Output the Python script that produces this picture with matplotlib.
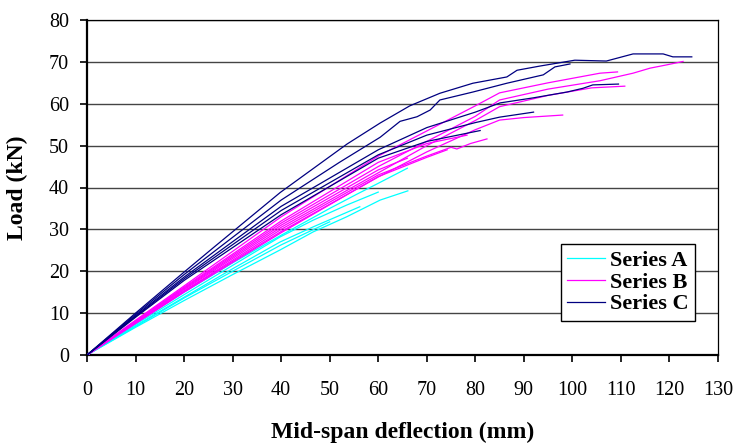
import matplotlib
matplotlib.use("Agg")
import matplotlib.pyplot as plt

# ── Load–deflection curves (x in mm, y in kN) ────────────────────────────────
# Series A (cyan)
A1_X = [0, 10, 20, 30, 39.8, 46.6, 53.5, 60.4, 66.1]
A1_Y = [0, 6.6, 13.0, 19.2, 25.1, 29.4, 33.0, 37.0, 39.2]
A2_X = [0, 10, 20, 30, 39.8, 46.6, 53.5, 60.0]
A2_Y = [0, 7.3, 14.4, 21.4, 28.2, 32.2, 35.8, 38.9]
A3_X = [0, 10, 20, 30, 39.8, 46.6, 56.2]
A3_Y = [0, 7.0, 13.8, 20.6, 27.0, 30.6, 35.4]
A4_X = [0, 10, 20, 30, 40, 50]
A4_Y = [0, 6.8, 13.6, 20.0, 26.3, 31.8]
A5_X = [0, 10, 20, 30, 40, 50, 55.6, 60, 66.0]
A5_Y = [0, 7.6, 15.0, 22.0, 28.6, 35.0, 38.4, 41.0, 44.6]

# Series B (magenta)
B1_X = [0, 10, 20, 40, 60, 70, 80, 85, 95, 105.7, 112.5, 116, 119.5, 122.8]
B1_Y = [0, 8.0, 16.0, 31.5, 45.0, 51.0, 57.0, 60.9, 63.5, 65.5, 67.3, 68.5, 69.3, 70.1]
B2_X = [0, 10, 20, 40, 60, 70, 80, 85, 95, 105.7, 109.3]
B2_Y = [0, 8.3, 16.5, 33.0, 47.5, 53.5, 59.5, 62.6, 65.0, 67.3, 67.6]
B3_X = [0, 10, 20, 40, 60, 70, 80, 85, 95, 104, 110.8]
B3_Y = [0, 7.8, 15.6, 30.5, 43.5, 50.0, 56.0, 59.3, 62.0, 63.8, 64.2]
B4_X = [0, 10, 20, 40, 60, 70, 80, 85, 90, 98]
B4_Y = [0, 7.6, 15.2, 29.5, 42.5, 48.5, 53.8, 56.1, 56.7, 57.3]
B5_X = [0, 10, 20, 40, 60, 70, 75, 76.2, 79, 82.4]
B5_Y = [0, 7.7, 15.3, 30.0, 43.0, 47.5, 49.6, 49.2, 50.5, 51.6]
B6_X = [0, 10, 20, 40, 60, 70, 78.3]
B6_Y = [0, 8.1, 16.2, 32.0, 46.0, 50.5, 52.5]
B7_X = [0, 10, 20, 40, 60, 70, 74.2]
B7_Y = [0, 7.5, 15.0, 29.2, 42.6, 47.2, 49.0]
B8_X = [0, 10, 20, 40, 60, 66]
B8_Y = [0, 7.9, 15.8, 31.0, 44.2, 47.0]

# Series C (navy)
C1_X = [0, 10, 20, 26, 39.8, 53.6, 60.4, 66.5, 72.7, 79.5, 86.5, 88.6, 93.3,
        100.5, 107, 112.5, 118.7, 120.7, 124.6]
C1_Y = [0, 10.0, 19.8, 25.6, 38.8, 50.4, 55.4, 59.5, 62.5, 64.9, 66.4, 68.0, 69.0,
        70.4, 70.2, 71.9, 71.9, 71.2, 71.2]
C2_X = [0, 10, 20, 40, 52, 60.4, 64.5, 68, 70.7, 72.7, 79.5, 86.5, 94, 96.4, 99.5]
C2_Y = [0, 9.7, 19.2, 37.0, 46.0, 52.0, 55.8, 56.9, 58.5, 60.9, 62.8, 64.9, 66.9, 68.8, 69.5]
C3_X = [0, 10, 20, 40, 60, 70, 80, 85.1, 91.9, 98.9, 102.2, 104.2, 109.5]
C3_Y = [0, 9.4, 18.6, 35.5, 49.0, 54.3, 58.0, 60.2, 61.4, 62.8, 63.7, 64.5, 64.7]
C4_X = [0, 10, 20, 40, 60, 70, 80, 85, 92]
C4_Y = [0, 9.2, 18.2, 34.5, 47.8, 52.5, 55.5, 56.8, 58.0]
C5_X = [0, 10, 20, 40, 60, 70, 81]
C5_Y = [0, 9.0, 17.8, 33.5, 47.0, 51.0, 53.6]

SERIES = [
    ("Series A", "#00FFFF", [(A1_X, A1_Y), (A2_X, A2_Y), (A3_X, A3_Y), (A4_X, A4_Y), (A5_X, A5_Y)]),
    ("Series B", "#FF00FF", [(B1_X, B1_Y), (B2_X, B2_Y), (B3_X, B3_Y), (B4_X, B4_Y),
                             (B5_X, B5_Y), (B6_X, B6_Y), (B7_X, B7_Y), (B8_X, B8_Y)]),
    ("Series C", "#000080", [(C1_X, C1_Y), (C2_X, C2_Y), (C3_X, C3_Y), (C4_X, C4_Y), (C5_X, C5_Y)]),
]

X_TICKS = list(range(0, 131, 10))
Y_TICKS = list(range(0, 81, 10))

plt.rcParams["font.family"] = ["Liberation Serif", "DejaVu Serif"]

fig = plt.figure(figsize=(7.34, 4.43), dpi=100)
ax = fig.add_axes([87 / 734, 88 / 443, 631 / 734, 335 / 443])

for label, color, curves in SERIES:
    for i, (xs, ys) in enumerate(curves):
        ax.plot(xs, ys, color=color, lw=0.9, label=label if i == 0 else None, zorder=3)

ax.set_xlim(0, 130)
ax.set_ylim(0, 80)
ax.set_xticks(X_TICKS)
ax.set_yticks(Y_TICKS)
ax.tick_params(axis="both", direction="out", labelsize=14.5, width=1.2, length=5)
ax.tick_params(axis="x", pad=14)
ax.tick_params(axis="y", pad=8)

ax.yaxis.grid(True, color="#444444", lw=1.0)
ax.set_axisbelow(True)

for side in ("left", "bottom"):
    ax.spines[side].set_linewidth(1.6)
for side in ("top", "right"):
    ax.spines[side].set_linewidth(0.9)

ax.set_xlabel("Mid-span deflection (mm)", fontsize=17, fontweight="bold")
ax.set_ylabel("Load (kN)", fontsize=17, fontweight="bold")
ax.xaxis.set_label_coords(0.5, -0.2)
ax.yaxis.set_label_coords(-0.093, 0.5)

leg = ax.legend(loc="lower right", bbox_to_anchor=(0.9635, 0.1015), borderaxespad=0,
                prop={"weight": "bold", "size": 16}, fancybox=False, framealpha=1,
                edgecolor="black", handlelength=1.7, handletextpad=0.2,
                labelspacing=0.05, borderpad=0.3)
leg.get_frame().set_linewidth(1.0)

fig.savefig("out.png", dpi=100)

* * *

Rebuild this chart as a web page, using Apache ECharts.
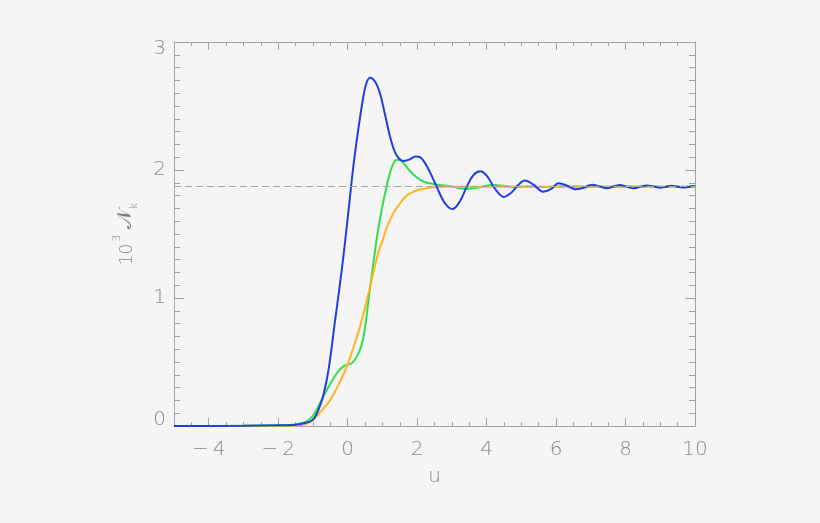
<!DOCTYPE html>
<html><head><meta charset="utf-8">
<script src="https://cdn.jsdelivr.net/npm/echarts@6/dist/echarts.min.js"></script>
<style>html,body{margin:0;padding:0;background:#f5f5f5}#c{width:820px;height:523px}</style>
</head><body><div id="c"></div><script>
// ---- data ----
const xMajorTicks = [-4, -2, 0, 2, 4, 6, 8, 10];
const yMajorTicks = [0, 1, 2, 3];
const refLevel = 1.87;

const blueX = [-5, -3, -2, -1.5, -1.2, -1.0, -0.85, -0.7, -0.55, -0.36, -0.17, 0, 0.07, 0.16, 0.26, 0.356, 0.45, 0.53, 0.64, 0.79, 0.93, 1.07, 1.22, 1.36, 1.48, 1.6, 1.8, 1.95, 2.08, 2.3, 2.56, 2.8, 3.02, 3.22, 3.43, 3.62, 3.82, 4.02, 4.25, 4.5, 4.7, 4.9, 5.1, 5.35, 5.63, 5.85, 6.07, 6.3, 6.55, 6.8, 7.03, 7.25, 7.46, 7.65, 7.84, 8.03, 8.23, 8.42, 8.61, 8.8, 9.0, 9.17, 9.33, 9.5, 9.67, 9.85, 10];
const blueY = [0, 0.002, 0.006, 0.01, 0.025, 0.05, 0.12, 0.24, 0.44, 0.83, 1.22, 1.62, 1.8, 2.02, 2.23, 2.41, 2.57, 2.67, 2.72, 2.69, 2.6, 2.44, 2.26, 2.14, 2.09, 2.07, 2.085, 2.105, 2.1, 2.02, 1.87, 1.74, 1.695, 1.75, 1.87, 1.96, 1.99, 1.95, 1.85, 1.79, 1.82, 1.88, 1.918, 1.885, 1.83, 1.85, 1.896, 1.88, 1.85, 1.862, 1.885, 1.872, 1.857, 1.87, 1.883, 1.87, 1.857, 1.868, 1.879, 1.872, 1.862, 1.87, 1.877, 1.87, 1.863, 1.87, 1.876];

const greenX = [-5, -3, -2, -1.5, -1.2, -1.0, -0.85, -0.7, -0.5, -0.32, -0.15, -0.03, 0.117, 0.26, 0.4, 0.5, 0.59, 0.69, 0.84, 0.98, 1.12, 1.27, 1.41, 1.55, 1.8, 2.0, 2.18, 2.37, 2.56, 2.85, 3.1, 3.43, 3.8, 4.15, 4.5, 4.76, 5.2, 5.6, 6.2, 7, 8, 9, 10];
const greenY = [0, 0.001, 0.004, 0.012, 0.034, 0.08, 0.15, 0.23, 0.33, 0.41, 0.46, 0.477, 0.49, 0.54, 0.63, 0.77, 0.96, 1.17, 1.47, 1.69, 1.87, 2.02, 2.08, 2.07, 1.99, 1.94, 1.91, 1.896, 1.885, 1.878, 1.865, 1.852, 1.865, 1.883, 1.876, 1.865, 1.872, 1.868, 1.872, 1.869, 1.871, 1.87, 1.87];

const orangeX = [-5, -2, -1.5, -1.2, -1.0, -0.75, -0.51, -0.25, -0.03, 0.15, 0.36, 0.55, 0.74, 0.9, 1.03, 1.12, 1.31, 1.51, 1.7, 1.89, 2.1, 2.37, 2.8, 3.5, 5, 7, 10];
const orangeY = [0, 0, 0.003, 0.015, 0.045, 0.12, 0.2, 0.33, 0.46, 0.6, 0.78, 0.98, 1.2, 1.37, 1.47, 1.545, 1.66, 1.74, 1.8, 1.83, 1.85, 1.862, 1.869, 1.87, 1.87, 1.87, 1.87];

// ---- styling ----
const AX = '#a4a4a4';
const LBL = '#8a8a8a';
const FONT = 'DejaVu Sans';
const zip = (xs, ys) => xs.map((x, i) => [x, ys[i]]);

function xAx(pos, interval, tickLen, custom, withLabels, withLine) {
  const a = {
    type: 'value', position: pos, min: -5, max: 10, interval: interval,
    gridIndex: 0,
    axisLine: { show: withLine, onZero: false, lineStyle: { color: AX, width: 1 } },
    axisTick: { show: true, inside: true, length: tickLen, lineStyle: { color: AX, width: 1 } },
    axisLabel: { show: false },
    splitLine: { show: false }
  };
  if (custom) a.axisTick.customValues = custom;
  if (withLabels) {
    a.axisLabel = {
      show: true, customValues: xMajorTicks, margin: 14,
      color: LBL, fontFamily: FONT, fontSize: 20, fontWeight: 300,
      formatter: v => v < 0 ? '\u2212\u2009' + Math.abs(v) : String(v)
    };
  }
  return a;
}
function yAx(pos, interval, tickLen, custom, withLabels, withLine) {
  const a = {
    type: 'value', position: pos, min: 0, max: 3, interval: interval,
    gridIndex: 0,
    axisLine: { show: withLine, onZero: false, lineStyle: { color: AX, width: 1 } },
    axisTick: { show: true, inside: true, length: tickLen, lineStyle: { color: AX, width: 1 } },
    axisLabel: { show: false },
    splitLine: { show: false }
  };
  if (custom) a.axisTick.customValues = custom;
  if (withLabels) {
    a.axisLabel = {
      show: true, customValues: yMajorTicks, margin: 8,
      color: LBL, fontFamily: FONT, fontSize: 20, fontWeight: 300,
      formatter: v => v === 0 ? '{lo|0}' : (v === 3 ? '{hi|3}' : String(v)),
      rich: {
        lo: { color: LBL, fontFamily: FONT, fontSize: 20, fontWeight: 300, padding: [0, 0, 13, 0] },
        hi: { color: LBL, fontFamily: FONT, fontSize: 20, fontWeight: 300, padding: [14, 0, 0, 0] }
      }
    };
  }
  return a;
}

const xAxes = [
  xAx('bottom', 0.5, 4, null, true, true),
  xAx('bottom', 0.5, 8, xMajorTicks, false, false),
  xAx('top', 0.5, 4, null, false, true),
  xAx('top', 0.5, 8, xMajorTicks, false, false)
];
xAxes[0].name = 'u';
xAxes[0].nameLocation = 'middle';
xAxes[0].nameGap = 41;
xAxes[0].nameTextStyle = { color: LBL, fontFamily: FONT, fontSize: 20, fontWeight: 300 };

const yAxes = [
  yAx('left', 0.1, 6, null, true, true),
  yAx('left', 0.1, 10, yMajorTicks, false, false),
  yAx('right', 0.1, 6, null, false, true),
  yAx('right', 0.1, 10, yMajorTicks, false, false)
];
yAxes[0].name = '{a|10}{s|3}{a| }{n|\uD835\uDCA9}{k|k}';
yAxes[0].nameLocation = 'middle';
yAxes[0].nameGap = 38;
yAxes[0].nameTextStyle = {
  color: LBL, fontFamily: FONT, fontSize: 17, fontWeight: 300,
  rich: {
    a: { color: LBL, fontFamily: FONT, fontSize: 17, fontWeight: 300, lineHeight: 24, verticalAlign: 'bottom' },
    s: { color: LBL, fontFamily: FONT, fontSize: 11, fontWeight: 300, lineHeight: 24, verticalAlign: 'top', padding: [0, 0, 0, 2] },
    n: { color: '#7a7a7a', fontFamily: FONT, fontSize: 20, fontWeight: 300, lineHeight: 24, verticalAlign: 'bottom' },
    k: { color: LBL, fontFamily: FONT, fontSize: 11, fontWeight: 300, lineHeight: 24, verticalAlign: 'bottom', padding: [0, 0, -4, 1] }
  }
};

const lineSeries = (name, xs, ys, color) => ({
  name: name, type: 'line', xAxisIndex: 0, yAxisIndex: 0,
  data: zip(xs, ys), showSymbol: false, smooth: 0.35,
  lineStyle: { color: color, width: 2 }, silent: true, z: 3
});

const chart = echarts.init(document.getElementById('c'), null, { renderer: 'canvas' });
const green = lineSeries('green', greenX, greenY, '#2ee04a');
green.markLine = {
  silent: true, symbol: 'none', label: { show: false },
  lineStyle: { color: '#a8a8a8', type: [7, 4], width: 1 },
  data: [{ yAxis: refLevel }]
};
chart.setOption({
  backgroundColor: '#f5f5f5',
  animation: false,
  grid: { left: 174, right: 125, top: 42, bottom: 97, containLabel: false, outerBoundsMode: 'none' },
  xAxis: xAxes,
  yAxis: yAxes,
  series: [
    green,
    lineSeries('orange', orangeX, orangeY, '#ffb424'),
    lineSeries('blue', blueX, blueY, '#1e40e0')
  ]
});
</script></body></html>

...

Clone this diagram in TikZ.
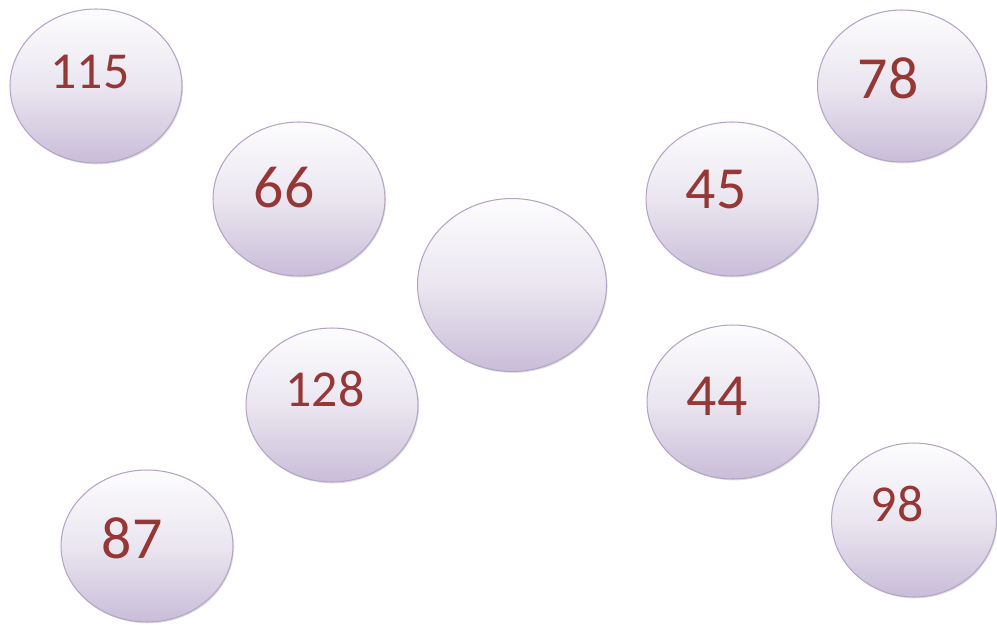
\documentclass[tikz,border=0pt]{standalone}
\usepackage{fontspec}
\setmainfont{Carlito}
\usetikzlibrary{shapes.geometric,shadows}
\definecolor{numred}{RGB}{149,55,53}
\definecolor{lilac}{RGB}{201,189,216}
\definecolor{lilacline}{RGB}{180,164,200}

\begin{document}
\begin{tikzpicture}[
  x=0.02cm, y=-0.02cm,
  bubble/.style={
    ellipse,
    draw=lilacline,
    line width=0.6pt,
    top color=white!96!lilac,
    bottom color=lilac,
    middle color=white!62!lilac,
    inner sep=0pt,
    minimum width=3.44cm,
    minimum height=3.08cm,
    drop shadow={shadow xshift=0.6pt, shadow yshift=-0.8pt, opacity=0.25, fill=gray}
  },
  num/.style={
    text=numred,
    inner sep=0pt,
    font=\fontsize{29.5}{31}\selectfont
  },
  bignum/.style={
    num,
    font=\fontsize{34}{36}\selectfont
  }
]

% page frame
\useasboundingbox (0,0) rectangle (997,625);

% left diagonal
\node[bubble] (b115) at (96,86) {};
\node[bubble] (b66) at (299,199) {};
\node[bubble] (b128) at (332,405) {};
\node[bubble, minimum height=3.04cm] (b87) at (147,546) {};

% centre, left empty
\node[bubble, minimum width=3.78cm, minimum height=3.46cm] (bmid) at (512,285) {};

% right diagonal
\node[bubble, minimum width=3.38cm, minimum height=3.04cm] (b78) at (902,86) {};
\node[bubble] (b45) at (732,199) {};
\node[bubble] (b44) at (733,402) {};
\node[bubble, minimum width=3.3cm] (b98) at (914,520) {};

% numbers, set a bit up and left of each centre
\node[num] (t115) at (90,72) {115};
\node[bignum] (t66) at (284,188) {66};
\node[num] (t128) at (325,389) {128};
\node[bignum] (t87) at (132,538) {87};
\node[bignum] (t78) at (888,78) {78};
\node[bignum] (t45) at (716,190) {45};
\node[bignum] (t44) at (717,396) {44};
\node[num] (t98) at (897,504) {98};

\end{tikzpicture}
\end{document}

### Short problem
Starting at the line containing "Output the Python" and stopping after the line containing "A5_Y = [0, 7.6, 15.0, 22.0, 28.6, 35.0, 38.4, 41.0, 44.6]", give the lines again exactly and leave out every image.

### Completed task
Output the Python script that produces this picture with matplotlib.
import matplotlib
matplotlib.use("Agg")
import matplotlib.pyplot as plt

# ── Load–deflection curves (x in mm, y in kN) ────────────────────────────────
# Series A (cyan)
A1_X = [0, 10, 20, 30, 39.8, 46.6, 53.5, 60.4, 66.1]
A1_Y = [0, 6.6, 13.0, 19.2, 25.1, 29.4, 33.0, 37.0, 39.2]
A2_X = [0, 10, 20, 30, 39.8, 46.6, 53.5, 60.0]
A2_Y = [0, 7.3, 14.4, 21.4, 28.2, 32.2, 35.8, 38.9]
A3_X = [0, 10, 20, 30, 39.8, 46.6, 56.2]
A3_Y = [0, 7.0, 13.8, 20.6, 27.0, 30.6, 35.4]
A4_X = [0, 10, 20, 30, 40, 50]
A4_Y = [0, 6.8, 13.6, 20.0, 26.3, 31.8]
A5_X = [0, 10, 20, 30, 40, 50, 55.6, 60, 66.0]
A5_Y = [0, 7.6, 15.0, 22.0, 28.6, 35.0, 38.4, 41.0, 44.6]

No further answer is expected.